(S. Scacchi) – Agnelli, Moratti, Della Valle e gli americani della Roma: tutti all’opposizione nel governo della Lega Serie A e fuori dal consiglio federale.
La riconferma per altri quattro anni di Maurizio Beretta alla presidenza con 14 voti, il minimo indispensabile, genera una spaccatura storica. Necessarie due catapulte elettorali perché la prima è stata invalidata da una scheda contestata: un presidente aveva scritto Agnelli al posto di Cairo nell’elenco dei consiglieri di Lega, generando confusione anche per la presidenza.
Juventus, Inter, Roma e Fiorentina, il blocco delle “grandi” escluse che finora avevano sostenuto Abodi, ha accolto il verdetto con stupore e rabbia . «Ancora la vecchia mentalità. È indicativo aver lasciato fuori dal Consiglio quattro delle società più importanti d’Italia », commenta Angelomario Moratti. «Questo governo rappresenta solo il 30% del calcio italiano.

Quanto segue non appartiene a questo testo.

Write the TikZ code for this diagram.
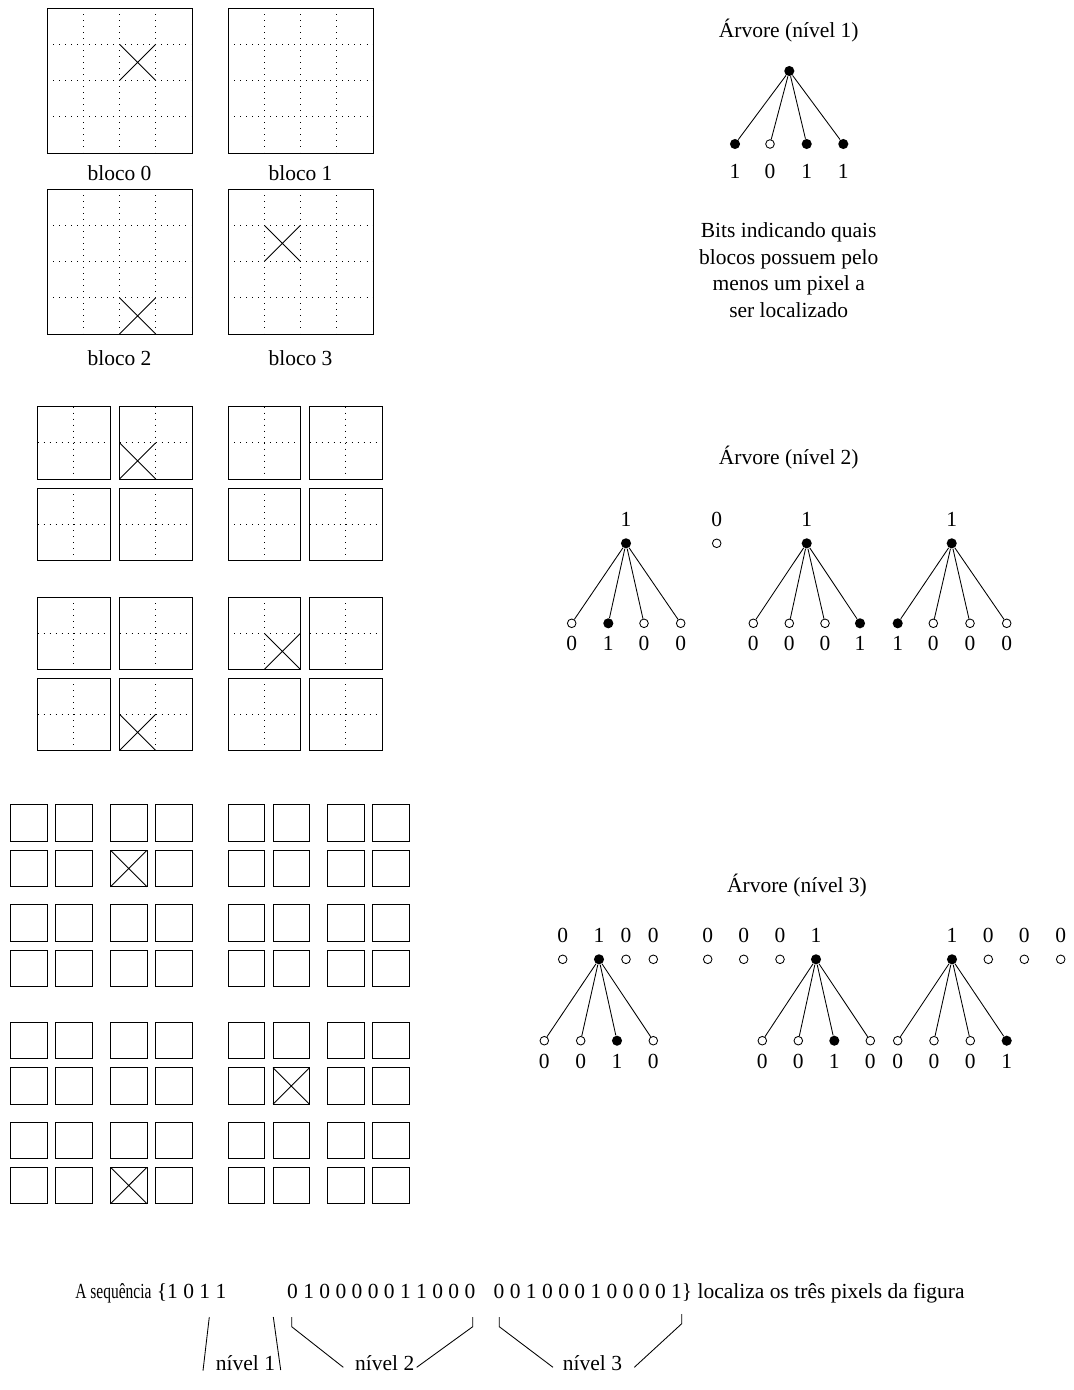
\documentclass[tikz,border=0pt]{standalone}
\usepackage{graphicx}
\usepackage{fontspec}
\setmainfont{Liberation Serif}
\usetikzlibrary{positioning}
\tikzset{
  boxline/.style={line width=0.4pt},
  gridline/.style={line width=0.45pt,dash pattern=on 0.45pt off 2.35pt},
  pix/.style={line width=0.4pt},
  edge/.style={line width=0.4pt},
  bitset/.style={circle,fill,inner sep=0pt,minimum size=4.7pt},
  bitclr/.style={circle,draw,line width=0.4pt,inner sep=0pt,minimum size=4pt},
  lbl/.style={inner sep=0pt,font=\fontsize{10pt}{12.4pt}\selectfont}
}
% pixel marcado: X dentro de um quadrado
\newcommand{\marcapix}[3]{\draw[pix] (#1,#2) -- ++(#3,#3) (#1+#3,#2) -- ++(-#3,#3);}

\begin{document}
\begin{tikzpicture}[x=0.465pt,y=-0.465pt]
\useasboundingbox (0,0) rectangle (1074,1390);

% nivel 1: quatro blocos 4x4
\foreach \bx/\by in {47/8,228/8,47/189,228/189}{
  \foreach \k in {1,2,3}
    \draw[gridline] (\bx+\k*36.25,\by) -- ++(0,145) (\bx,\by+\k*36.25) -- ++(145,0);
  \draw[boxline] (\bx,\by) rectangle ++(145,145);
}
\marcapix{119.5}{44.25}{36.25}
\marcapix{119.5}{297.75}{36.25}
\marcapix{264.25}{225.25}{36.25}

\node[lbl,anchor=base] (bloco0) at (119.5,180) {bloco 0};
\node[lbl,anchor=base] (bloco1) at (300.5,180) {bloco 1};
\node[lbl,anchor=base] (bloco2) at (119.5,365) {bloco 2};
\node[lbl,anchor=base] (bloco3) at (300.5,365) {bloco 3};

% nivel 2: sub-blocos 2x2
\foreach \cx in {37.5,119.5,228,309.5}
  \foreach \cy in {406.5,488,597,678}{
    \draw[gridline] (\cx+36.25,\cy) -- ++(0,72.5) (\cx,\cy+36.25) -- ++(72.5,0);
    \draw[boxline] (\cx,\cy) rectangle ++(72.5,72.5);
  }
\marcapix{119.5}{442.75}{36.25}
\marcapix{119.5}{714.25}{36.25}
\marcapix{264.25}{633.25}{36.25}

% nivel 3: pixels
\foreach \cx in {10.5,55.5,110.5,155.5,228,273,327.5,372.5}
  \foreach \cy in {804.7,850.3,904.7,950,1022.3,1067.7,1122,1167.3}
    \draw[boxline] (\cx,\cy) rectangle ++(36.5,36.5);
\marcapix{110.5}{850.3}{36.5}
\marcapix{273}{1067.7}{36.5}
\marcapix{110.5}{1167.3}{36.5}

% arvore nivel 1
\node[lbl,anchor=base] (arv1) at (788.7,37.5) {Árvore (nível 1)};
\node[bitset] (r) at (789.3,71) {};
\foreach \x/\s/\b [count=\i] in {735/bitset/1,770/bitclr/0,806.7/bitset/1,843.3/bitset/1}{
  \node[\s] (f\i) at (\x,144) {};
  \node[lbl,anchor=base] (fb\i) at (\x,178.5) {\b};
  \draw[edge] (r) -- (f\i);
}
\node[lbl,align=center,anchor=north] (bits) at (788.7,222)
  {Bits indicando quais\\blocos possuem pelo\\menos um pixel a\\ser localizado};

% arvore nivel 2
\node[lbl,anchor=base] (arv2) at (788.7,464) {Árvore (nível 2)};
\foreach \x/\s/\b [count=\i] in {626/bitset/1,716.7/bitclr/0,806.7/bitset/1,951.7/bitset/1}{
  \node[\s] (n\i) at (\x,543.3) {};
  \node[lbl,anchor=base] (nb\i) at (\x,526.5) {\b};
}
\foreach \x/\s/\b/\p [count=\i] in {571.7/bitclr/0/1,608.3/bitset/1/1,644/bitclr/0/1,680.7/bitclr/0/1,
    753.3/bitclr/0/3,789.3/bitclr/0/3,825/bitclr/0/3,860/bitset/1/3,
    897.7/bitset/1/4,933.3/bitclr/0/4,970/bitclr/0/4,1006.7/bitclr/0/4}{
  \node[\s] (m\i) at (\x,623.3) {};
  \node[lbl,anchor=base] (mb\i) at (\x,650) {\b};
  \draw[edge] (n\p) -- (m\i);
}

% arvore nivel 3
\node[lbl,anchor=base] (arv3) at (797,892) {Árvore (nível 3)};
\foreach \x/\s/\b [count=\i] in {562.7/bitclr/0,599/bitset/1,626/bitclr/0,653.3/bitclr/0,
    707.7/bitclr/0,743.7/bitclr/0,780/bitclr/0,816/bitset/1,
    952/bitset/1,988.3/bitclr/0,1024.3/bitclr/0,1060.7/bitclr/0}{
  \node[\s] (p\i) at (\x,959.3) {};
  \node[lbl,anchor=base] (pb\i) at (\x,942) {\b};
}
\foreach \x/\s/\b/\p [count=\i] in {544.3/bitclr/0/2,580.7/bitclr/0/2,617/bitset/1/2,653.3/bitclr/0/2,
    762.3/bitclr/0/8,798.3/bitclr/0/8,834.3/bitset/1/8,870.3/bitclr/0/8,
    897.7/bitclr/0/9,934/bitclr/0/9,970.3/bitclr/0/9,1006.7/bitset/1/9}{
  \node[\s] (q\i) at (\x,1040.7) {};
  \node[lbl,anchor=base] (qb\i) at (\x,1068.3) {\b};
  \draw[edge] (p\p) -- (q\i);
}

% sequencia final
\node[lbl,anchor=base east] (seq1) at (226.7,1298) {\scalebox{0.72}[1]{A sequência} \{1 0 1 1};
\node[lbl,anchor=base west] (seq2) at (286.7,1298) {0 1 0 0 0 0 0 1 1 0 0 0};
\node[lbl,anchor=base west] (seq3) at (493.3,1298) {0 0 1 0 0 0 1 0 0 0 0 1\} localiza os três pixels da figura};

\node[lbl,anchor=base] (niv1) at (245.5,1370) {nível 1};
\node[lbl,anchor=base] (niv2) at (384.7,1370) {nível 2};
\node[lbl,anchor=base] (niv3) at (592.5,1370) {nível 3};

\coordinate (s1a) at (209.3,1317);  \coordinate (e1a) at (203,1370.7);
\coordinate (s1b) at (273.3,1317);  \coordinate (e1b) at (280.7,1370);
\coordinate (s2a) at (291.7,1317);  \coordinate (e2a) at (343.3,1367.3);
\coordinate (s2b) at (472.7,1317);  \coordinate (e2b) at (416.7,1367.3);
\coordinate (s3a) at (499.3,1317);  \coordinate (e3a) at (553,1367.3);
\coordinate (s3b) at (681.7,1314);  \coordinate (e3b) at (634.3,1367.3);

\draw[edge] (s1a) -- (e1a);
\draw[edge] (s1b) -- (e1b);
\draw[edge] (s2a) -- ++(0,9.7) -- (e2a);
\draw[edge] (s2b) -- ++(0,9.7) -- (e2b);
\draw[edge] (s3a) -- ++(0,9.7) -- (e3a);
\draw[edge] (s3b) -- ++(0,9.7) -- (e3b);

\end{tikzpicture}
\end{document}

È figlio di un continuo mercanteggiare », aggiunge Andrea Agnelli.
Molti club pro Abodi sono passati con Beretta (l’ultimo è stato il Siena) e hanno ottenuto cariche: Percassi (Atalanta), De Laurentiis (Napoli), Lo Monaco (Palermo), Pozzo (Udinese) e Guaraldi (Bologna) sono in Consiglio di Lega, Pulvirenti (Catania) in Consiglio federale con Lotito che potrebbe correre per la vicepresidenza della Figc. «È un esordio assoluto quello di Pulvirenti», ironizza Agnelli. Molti ieri facevano notare che il n.1 degli etnei non si era quasi mai visto in Via Rosellini (sul Consiglio di Lega pende anche una possibile incompatibilità di Preziosi).
È la vittoria politica di Galliani e Lotito che dall’inizio avevano contrastato Abodi e non caso ieri in conferenza stampa affiancavano Beretta. «È l’equilibrio che è stato possibile confezionare per non perdere l’appuntamento con le scadenze federali», spiega Beretta che conserverà l’incarico in Unicredit («Quello è il mio lavoro»). Evidente la volontà del blocco guidato da Milan e Lazio di dare una lezione a chi aveva sostenuto Abodi. Galliani, nuovo vicepresidente di Lega, ha manifestato il suo fastidio per il modo in cui, a suo dire, non era stato inizialmente coinvolto da chi spingeva il presidente della Serie B.